The battleground between the old and the new, between intuition and analytics — the story of Moneyball, in other words — has been well ploughed. Interestingly, in America things have almost come full circle. When everyone is Moneyballing where does the edge in selection come from? From character, perhaps?

Theo Epstein, the Chicago Cubs’ president of baseball operations, is regarded as the foremost sporting manager in the world today. He told David Axelrod in The New Yorker: “I came into the game thinking that all the touchy-feely stuff about chemistry and connections was a manufactured narrative and that ultimately talent wins.” He does not believe that any more, and now his scouts spend as much time analysing the person as the player. Character matters.

All these imponderables such as character will be discussed alongside the hard numbers this week as the selectors sit down to pick the squad for the third Test. A personal view is that Test selection has been confused and lacking clarity over the past 12 months and mistakes made. Alongside that, it is worth remembering that, in the past, for every Michael Vaughan, plucked from nowhere on modest county statistics, there was a Gavin Hamilton.

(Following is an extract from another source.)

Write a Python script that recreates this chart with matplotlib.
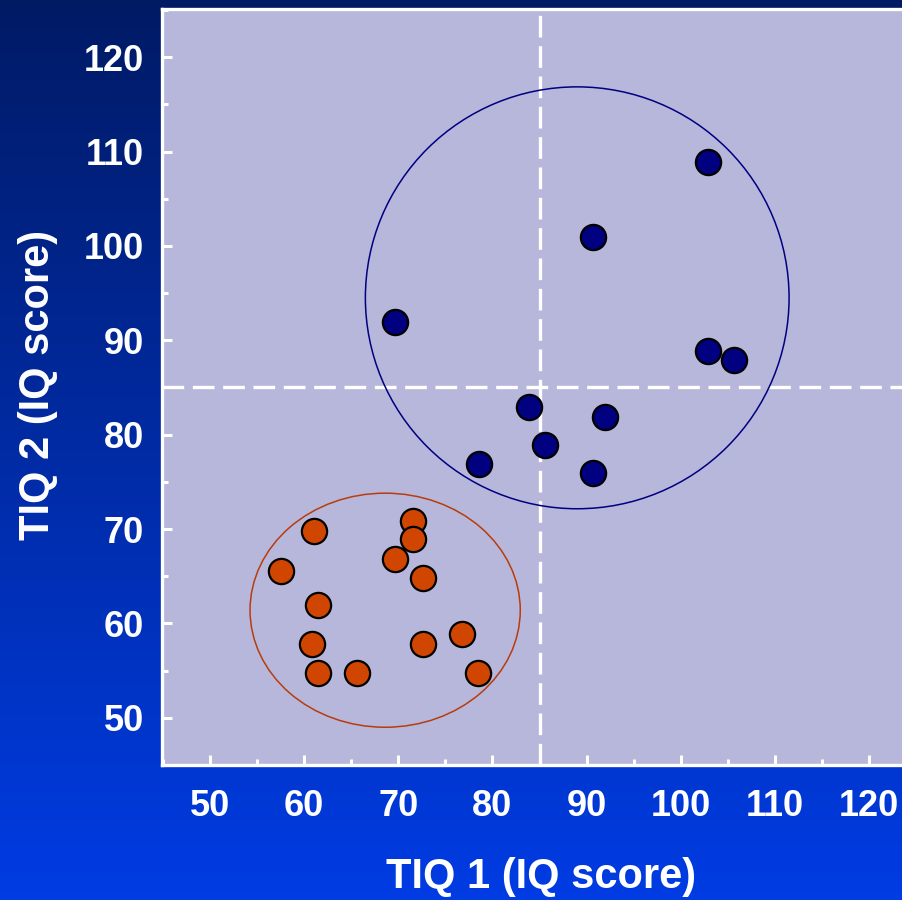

It is worth remembering, too, that there will always be players who fail to make the grade at the highest level. That is how it is supposed to be. International cricket should be a notch up from domestic first-class cricket. In the darkness of that hard-to-bridge gap can be found the selectors, groping around and grappling as best they can with numbers and intuition, but always aware of their limitations in a game based in no small part on luck, character and decision-making. Selection is vital, but it is an inexact science.